Retailer LuxStyle says nothing wrong with its order process, despite new warning from Case

The Consumers Association of Singapore said that it has received a total of 37 complaints against the business since May 2017.
The Consumers Association of Singapore said that it has received a total of 37 complaints against the business since May 2017.PHOTO: SCREENGRAB FROM LUXSTYLE.DK

SINGAPORE - Danish online retailer LuxStyle said on Wednesday (Jan 9) that there was nothing wrong with its order process, despite a fresh warning by Singapore's consumer watchdog a day earlier against some of its practices.

A spokesman for Digital Sourcing, which was previously known as LuxStyle, said in an e-mail statement to The Straits Times that a purchase is made only when a customer clicks on the "order now" button.

This step comes after the customer fills in a delivery address and an e-mail address, and views the prices of the products, said spokesman Jonas Hedegaard.

The Consumers Association of Singapore (Case) said on Tuesday that it received a total of 37 complaints against the business since May 2017, with customers claiming that they were billed for purchases they did not make.

These consumers said that they had come across LuxStyle's advertisements on social media and were asked to provide their personal information before they could take a look at the prices on its website.

However, they claimed that they did not explicitly agree to buy the items they viewed.

A document detailing the order flow process, which was shared with ST by Mr Hedegaard, states that even if the customer closes the Web browser and does not select a payment method after looking at the prices, an invoice will be sent to the delivery address that the customer gave in the first step.


"It is technically impossible to order just by clicking on an ad or banner and filling in contact details," Mr Hedegaard said.

He added that Digital Sourcing's parent company, Lux Group, is a global cosmetics vendor with "millions of customers in 141 different markets each year".
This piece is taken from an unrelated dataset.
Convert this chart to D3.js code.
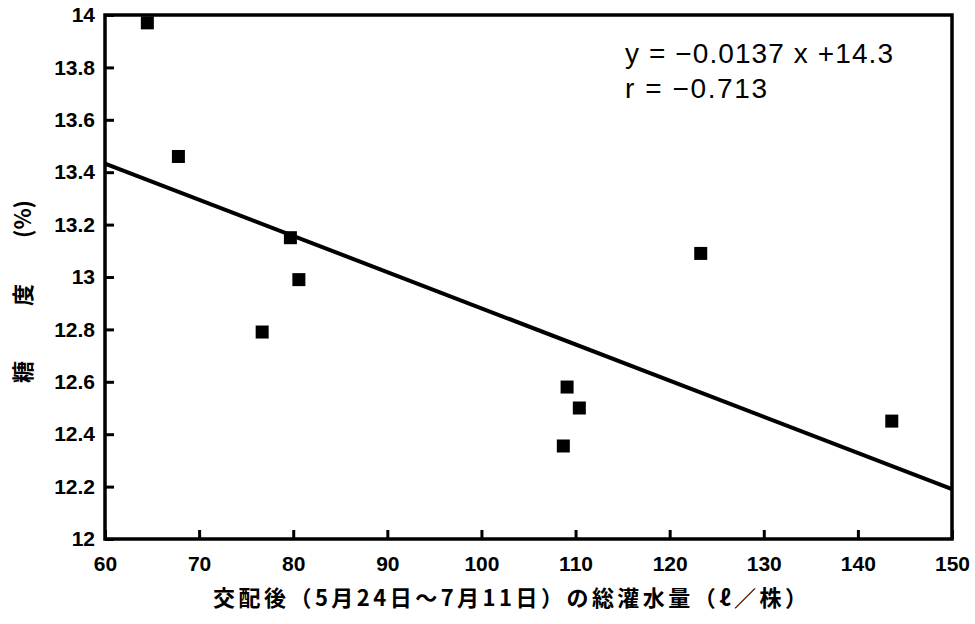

"Due to our vast volume, we do occasionally experience consumer complaints, but these are relatively few and do not even account for a fraction of our total, global consumer base," he said.

Mr Hedegaard said that under a 90-day satisfaction guarantee, all customers are able to return their product and get a full refund up to 90 days after the purchase, even if they have used the product.

In December, Singapore consumers received letters from a debt collection agency asking them to pay for debt they allegedly owed to Digital Sourcing.

The debt collection activities prompted Case to issue another warning to consumers on Tuesday, after its first alert in May 2017.

Case is not the only consumer watchdog that sounded an alert on LuxStyle in the past two years. A check online shows statements issued by agencies in Denmark, Australia, Canada, Finland, Sweden and New Zealand, among others.

The Australian Competition and Consumer Commission received 127 complaints against LuxStyle over three months from January 2017 to March 2017. In Sweden, over 220 consumer complaints were filed in 2016.

The Danish Consumer Ombudsman also filed a police report against LuxStyle in December 2016 for violating Danish marketing practices.

But in its e-mail statement, LuxStyle said that the Danish police have not formally accused LuxStyle of any offence.

The company added that it has not been unwilling to comply with legislation in Denmark and abroad, and said that it has contacted the Ombudsman to request for a meeting to discuss the matter.

Retail expert Felicia Wee told ST that LuxStyle’s order process is not common among online retail platforms, as they would typically display product prices upfront. 

“Many even ‘shout’ prices to entice customers or to secure a click-through at least,” said Miss Wee, who is the section head of the diploma in retail management at Temasek Polytechnic’s School of Business.

“Retailers should be transparent and forthcoming with basic product information and pricing, especially if they want to secure that sale,” she added.

Miss Wee said that customers should not be charged for items they did not explicitly agree on purchasing, especially if they have not even keyed in their payment details. 

“They should not have to volunteer information in exchange for basic product information which should be made readily available on the website,” she added.

Miss Wee advised consumers to shop on familiar and trusted websites that have secure sockets layer (SSL) encryption installed. Shoppers should also check their e-mail and credit card statements regularly for any fraudulent charges made, she said.

Mr Elyson Ng, a lecturer at Nanyang Polytechnic's business management school, told ST that online shopping sites should clearly state the price of an item, shipping fees and total expected cost.

"Customers should not be charged until they key in their payment details," Mr Ng said. "A two-factor authentication can also be implemented for an extra layer of security."

He also encouraged customers to perform online searches to understand the background of a company, such as by checking the company's social media accounts for reviews from other customers, as these are indications of the company's trustworthiness.